На эту деталь можно было бы не обратить внимания, если бы не настойчивое и подчеркнутое упоминание о ней: «порция телятины» здесь не просто еда, а нечто отмеченное, наделенное особым смыслом (вспомним также, что фамилия зарезанной Настасьи Филипповны была «Барашкова»). Заказав себе телятину, Свидригайлов, тем не менее, не способен проглотить и куска; всю ночь порция лежит нетронутой на столе в гостиничном номере. Свидригайлов вспоминает об этом под утро, хочет встать с кровати, чтобы прикрыть мясо от мух, но не может. Наконец, проснувшись, Свидригайлов видит мух, которые налепились на лежащий на столе кусок холодного мяса. Мухи – это еще не тлетворный дух, но уже явный намек на него.

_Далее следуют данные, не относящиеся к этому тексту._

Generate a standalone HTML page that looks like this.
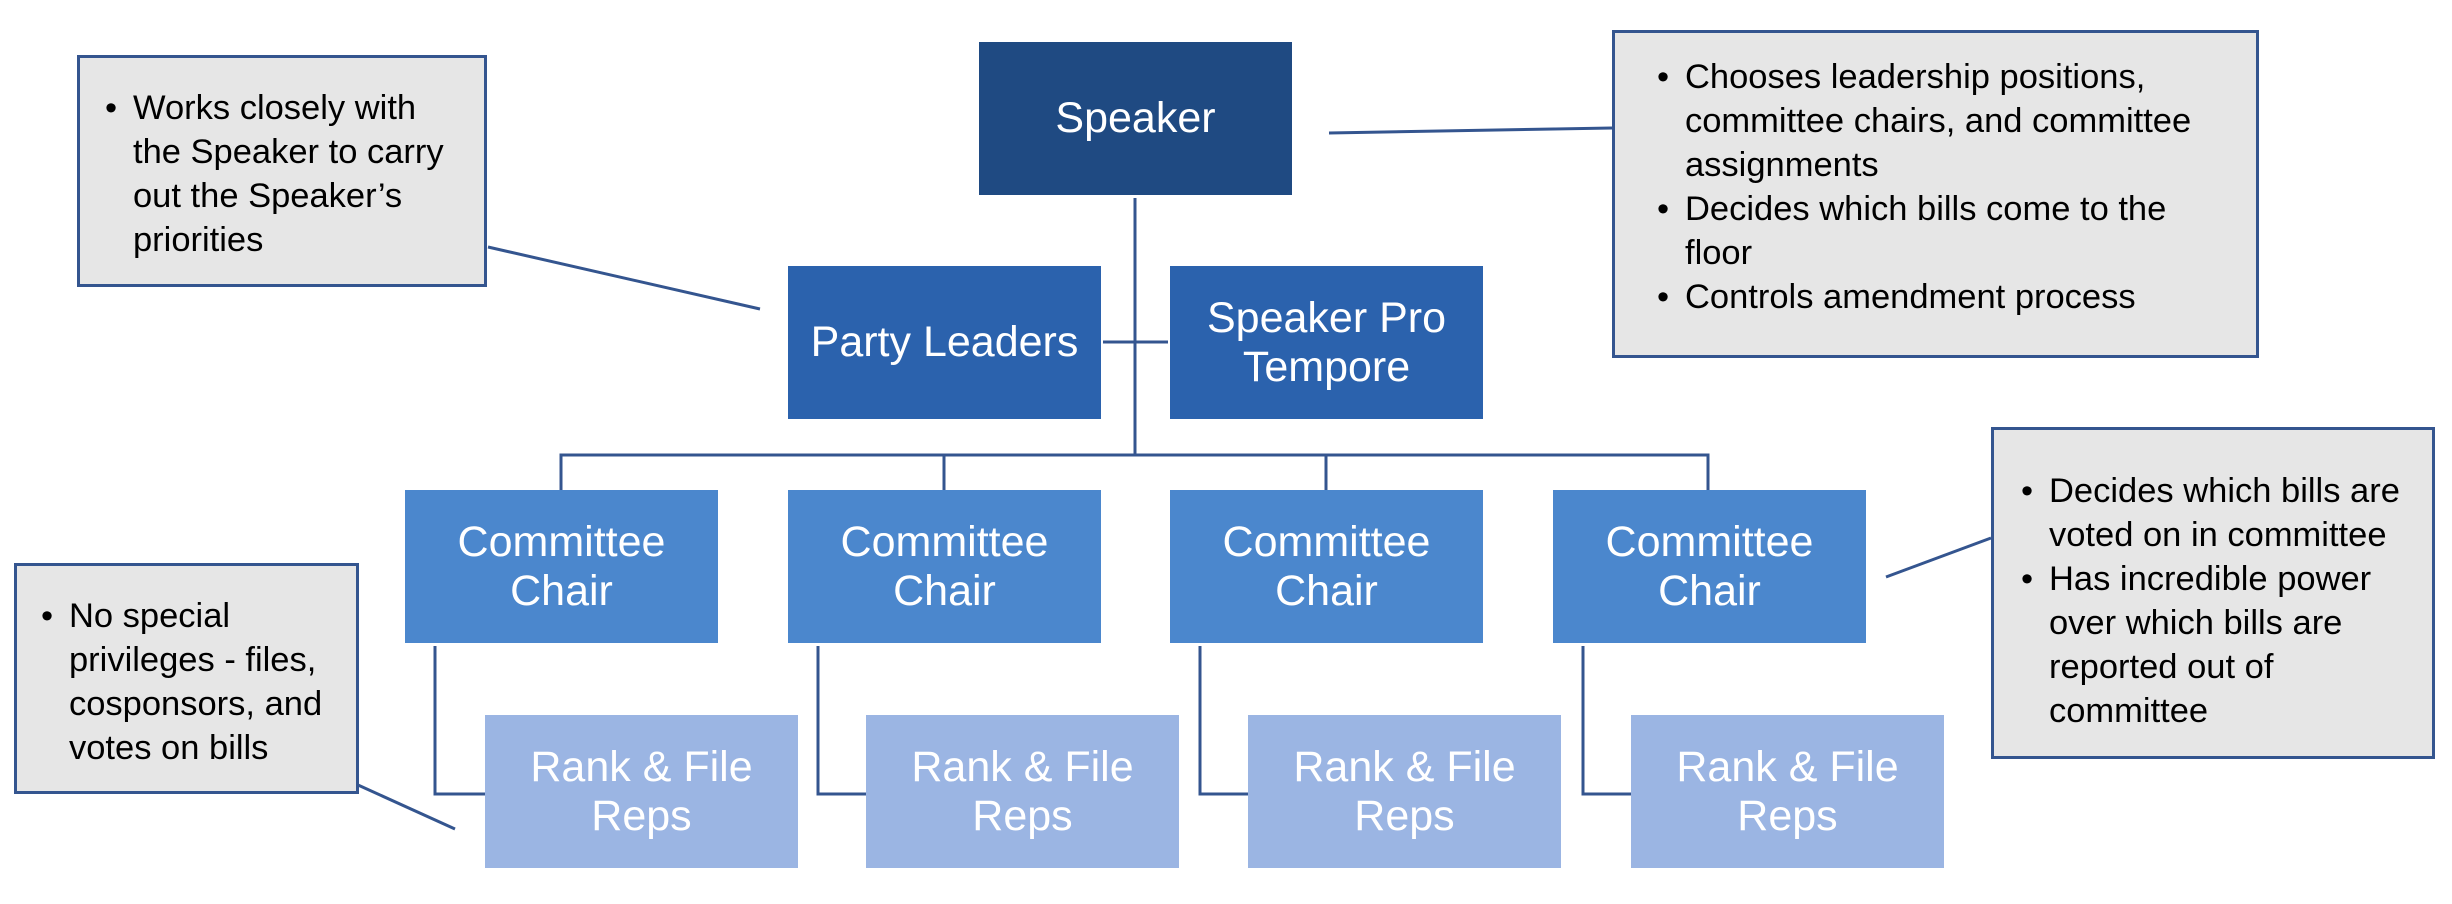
<!DOCTYPE html>
<html><head><meta charset="utf-8"><style>
body{margin:0;width:2452px;height:904px;background:#fff;position:relative;overflow:hidden;font-family:"Liberation Sans",sans-serif;}
.b{position:absolute;color:#fff;display:flex;align-items:center;justify-content:center;text-align:center;font-size:43px;line-height:49px;}
.sp{background:#1f4a82;}
.pl{background:#2b62ad;}
.cc{background:#4b87cd;}
.rf{background:#9bb5e3;}
.c{position:absolute;background:#e6e6e6;border:3px solid #34558f;box-sizing:border-box;}
.t{position:absolute;font-size:34.5px;line-height:44px;color:#000;white-space:nowrap;}
.t div{position:relative;}
.t div::before{content:"•";position:absolute;left:-28px;}
svg{position:absolute;left:0;top:0;}
</style></head><body>
<svg width="2452" height="904" fill="none" stroke="#34558f" stroke-width="3">
<line x1="1135" y1="198" x2="1135" y2="455"/>
<line x1="1103" y1="342" x2="1168" y2="342"/>
<polyline points="561,490 561,455 1708,455 1708,490"/>
<line x1="944" y1="455" x2="944" y2="490"/>
<line x1="1326" y1="455" x2="1326" y2="490"/>
<polyline points="435,646 435,794 485,794"/>
<polyline points="818,646 818,794 866,794"/>
<polyline points="1200,646 1200,794 1248,794"/>
<polyline points="1583,646 1583,794 1631,794"/>
<line x1="488" y1="247" x2="760" y2="309"/>
<line x1="1329" y1="133" x2="1612" y2="128"/>
<line x1="1886" y1="577" x2="1991" y2="538"/>
<line x1="358" y1="785" x2="455" y2="829"/>
</svg>
<div class="b sp" style="left:979px;top:42px;width:313px;height:153px;">Speaker</div>
<div class="b pl" style="left:788px;top:266px;width:313px;height:153px;">Party Leaders</div>
<div class="b pl" style="left:1170px;top:266px;width:313px;height:153px;">Speaker Pro<br>Tempore</div>
<div class="b cc" style="left:405px;top:490px;width:313px;height:153px;">Committee<br>Chair</div>
<div class="b cc" style="left:788px;top:490px;width:313px;height:153px;">Committee<br>Chair</div>
<div class="b cc" style="left:1170px;top:490px;width:313px;height:153px;">Committee<br>Chair</div>
<div class="b cc" style="left:1553px;top:490px;width:313px;height:153px;">Committee<br>Chair</div>
<div class="b rf" style="left:485px;top:715px;width:313px;height:153px;">Rank &amp; File<br>Reps</div>
<div class="b rf" style="left:866px;top:715px;width:313px;height:153px;">Rank &amp; File<br>Reps</div>
<div class="b rf" style="left:1248px;top:715px;width:313px;height:153px;">Rank &amp; File<br>Reps</div>
<div class="b rf" style="left:1631px;top:715px;width:313px;height:153px;">Rank &amp; File<br>Reps</div>

<div class="c" style="left:77px;top:55px;width:410px;height:232px;"></div>
<div class="t" style="left:133px;top:86px;"><div>Works closely with<br>the Speaker to carry<br>out the Speaker’s<br>priorities</div></div>

<div class="c" style="left:1612px;top:30px;width:647px;height:328px;"></div>
<div class="t" style="left:1685px;top:55px;"><div>Chooses leadership positions,<br>committee chairs, and committee<br>assignments</div><div>Decides which bills come to the<br>floor</div><div>Controls amendment process</div></div>

<div class="c" style="left:1991px;top:427px;width:444px;height:332px;"></div>
<div class="t" style="left:2049px;top:469px;"><div>Decides which bills are<br>voted on in committee</div><div>Has incredible power<br>over which bills are<br>reported out of<br>committee</div></div>

<div class="c" style="left:14px;top:563px;width:345px;height:231px;"></div>
<div class="t" style="left:69px;top:594px;"><div>No special<br>privileges - files,<br>cosponsors, and<br>votes on bills</div></div>
</body></html>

Характерна деталь в финале «Идиота», когда Рогожин и Мышкин, стоя у тела Настасьи Филипповны, слышат, как «зажужжала проснувшаяся муха, пронеслась над кроватью и затихла у изголовья». В этом же ключе прочитывается и эпизод, где говорится о вареной курице, которую оставляет нетронутой самоубийца Кириллов. Взгляд на тело, мертвое тело, как на проблему, заявляющую о себе на языке запаха, позволяет занести все эти случаи в единую рубрику. Мясная пища – эвфемизм мертвого человеческого тела, по сути же речь идет об одном и том же (вспомним также указание на отсутствие тлетворного запаха от гроба Илюши в финале «Братьев Карамазовых»).

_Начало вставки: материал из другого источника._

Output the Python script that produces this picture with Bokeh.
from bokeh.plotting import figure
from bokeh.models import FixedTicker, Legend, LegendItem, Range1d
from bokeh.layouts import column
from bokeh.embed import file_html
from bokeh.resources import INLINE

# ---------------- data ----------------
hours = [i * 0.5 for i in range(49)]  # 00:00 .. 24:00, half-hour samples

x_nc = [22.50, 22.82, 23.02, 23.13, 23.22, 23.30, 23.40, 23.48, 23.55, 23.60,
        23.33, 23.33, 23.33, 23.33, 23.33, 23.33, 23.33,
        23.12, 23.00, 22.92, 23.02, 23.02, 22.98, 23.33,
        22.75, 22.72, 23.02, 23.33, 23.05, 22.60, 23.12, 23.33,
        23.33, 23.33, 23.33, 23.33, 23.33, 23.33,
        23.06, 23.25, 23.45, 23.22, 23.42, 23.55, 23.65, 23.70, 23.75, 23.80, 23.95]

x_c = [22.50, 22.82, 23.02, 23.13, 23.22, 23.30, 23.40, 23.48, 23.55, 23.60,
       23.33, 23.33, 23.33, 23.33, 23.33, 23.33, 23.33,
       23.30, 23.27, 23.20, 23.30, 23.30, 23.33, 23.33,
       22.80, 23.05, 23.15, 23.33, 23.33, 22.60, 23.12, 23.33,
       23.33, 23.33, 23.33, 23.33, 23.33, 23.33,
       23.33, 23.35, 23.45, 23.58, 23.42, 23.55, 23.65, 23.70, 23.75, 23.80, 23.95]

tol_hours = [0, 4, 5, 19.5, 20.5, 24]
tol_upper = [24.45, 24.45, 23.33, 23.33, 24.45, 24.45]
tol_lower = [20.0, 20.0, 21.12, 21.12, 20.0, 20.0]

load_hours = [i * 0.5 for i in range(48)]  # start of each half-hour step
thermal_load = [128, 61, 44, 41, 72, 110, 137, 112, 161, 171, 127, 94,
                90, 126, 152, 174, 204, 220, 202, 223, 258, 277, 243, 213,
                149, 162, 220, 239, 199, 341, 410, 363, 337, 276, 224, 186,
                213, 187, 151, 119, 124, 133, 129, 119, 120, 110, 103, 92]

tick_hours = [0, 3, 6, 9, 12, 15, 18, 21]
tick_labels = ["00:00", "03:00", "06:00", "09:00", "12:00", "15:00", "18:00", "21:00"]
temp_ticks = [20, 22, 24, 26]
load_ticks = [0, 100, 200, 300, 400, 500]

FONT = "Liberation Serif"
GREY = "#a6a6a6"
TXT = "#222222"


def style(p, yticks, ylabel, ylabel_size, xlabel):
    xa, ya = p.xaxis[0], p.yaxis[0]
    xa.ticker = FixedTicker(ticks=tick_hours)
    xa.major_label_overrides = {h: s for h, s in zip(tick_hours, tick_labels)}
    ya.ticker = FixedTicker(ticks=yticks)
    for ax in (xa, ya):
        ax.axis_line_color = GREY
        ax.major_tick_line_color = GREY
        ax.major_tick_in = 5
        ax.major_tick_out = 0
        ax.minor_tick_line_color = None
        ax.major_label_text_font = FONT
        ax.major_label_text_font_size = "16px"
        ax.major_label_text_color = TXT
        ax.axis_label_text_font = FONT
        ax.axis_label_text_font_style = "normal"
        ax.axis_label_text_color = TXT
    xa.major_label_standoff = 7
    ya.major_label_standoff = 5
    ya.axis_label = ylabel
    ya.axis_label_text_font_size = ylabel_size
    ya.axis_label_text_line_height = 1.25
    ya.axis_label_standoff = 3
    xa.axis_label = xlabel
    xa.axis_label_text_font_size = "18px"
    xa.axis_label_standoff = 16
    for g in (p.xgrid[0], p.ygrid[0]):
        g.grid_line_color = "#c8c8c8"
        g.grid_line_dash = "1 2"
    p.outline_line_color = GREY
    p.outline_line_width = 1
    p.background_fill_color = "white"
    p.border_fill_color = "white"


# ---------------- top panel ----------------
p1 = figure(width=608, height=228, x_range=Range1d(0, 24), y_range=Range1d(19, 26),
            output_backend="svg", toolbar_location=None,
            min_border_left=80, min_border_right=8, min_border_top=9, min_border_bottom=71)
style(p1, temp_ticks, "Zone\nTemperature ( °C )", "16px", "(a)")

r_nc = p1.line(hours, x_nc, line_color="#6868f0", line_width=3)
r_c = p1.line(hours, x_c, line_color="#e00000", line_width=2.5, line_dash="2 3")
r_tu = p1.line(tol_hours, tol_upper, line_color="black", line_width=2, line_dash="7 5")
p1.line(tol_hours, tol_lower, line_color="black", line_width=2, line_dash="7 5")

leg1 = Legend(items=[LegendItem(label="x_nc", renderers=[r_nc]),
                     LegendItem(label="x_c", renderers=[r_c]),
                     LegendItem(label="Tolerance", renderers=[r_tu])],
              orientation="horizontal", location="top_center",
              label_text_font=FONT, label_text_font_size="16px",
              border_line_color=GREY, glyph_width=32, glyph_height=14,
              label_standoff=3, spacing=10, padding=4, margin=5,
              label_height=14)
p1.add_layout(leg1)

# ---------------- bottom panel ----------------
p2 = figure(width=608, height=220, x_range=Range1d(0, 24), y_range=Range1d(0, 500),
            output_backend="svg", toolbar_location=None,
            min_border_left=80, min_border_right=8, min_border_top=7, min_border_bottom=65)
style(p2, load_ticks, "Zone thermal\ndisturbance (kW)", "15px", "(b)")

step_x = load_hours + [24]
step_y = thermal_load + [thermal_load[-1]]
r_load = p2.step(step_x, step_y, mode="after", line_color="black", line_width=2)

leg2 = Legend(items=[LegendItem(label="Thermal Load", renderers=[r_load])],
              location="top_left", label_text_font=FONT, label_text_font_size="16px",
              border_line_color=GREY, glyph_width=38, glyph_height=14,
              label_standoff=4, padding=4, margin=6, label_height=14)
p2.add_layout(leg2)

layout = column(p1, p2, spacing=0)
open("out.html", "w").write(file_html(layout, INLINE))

Собрат духа тлетворного – запах мефитический (название образовано от имени италийского божества Мефитиса). Достоевский упоминает об этом тяжелом, неприятном запахе, описывая казармы в «Записках из мертвого дома». Тяжелый дух появляется и в финале романа «Преступление и наказание», когда Раскольников готовится сделать свое признание в следственной конторе, причем очевидно, что здесь этот запах выполняет ту же самую задачу, что и тлетворный дух в «Братьях Карамазовых», когда решилась судьба Алеши. Я имею в виду не содержание произведенного эффекта, а сам эффект. Раскольников задыхается от «спертого духа» конторы, он едва не теряет сознание, затем выходит на улицу и, возвратившись, делает свое признание. Вспомним, наконец, о Смердякове, чья фамилия символически объединяет все сказанное. Смердяков, рожденный от Лизаветы Смердящей, – эмблема гниения, «смердящая шельма»[5 - «Смердящий» – значит «пахнущий». Интересно то, что Смердяков был поваром, то есть имел прямое отношение к запахам. Смердяков рассматривает приготовляемую пищу на свету, «подымает» ее на свет. Вспомним, что сознательная жизнь этого «чистоплотного» юноши также начиналась с вопроса о свете: свет создал Господь в первый день а солнце и луну на четвертый. Откуда же свет-то сиял в первый день?], как называет его Иван Карамазов.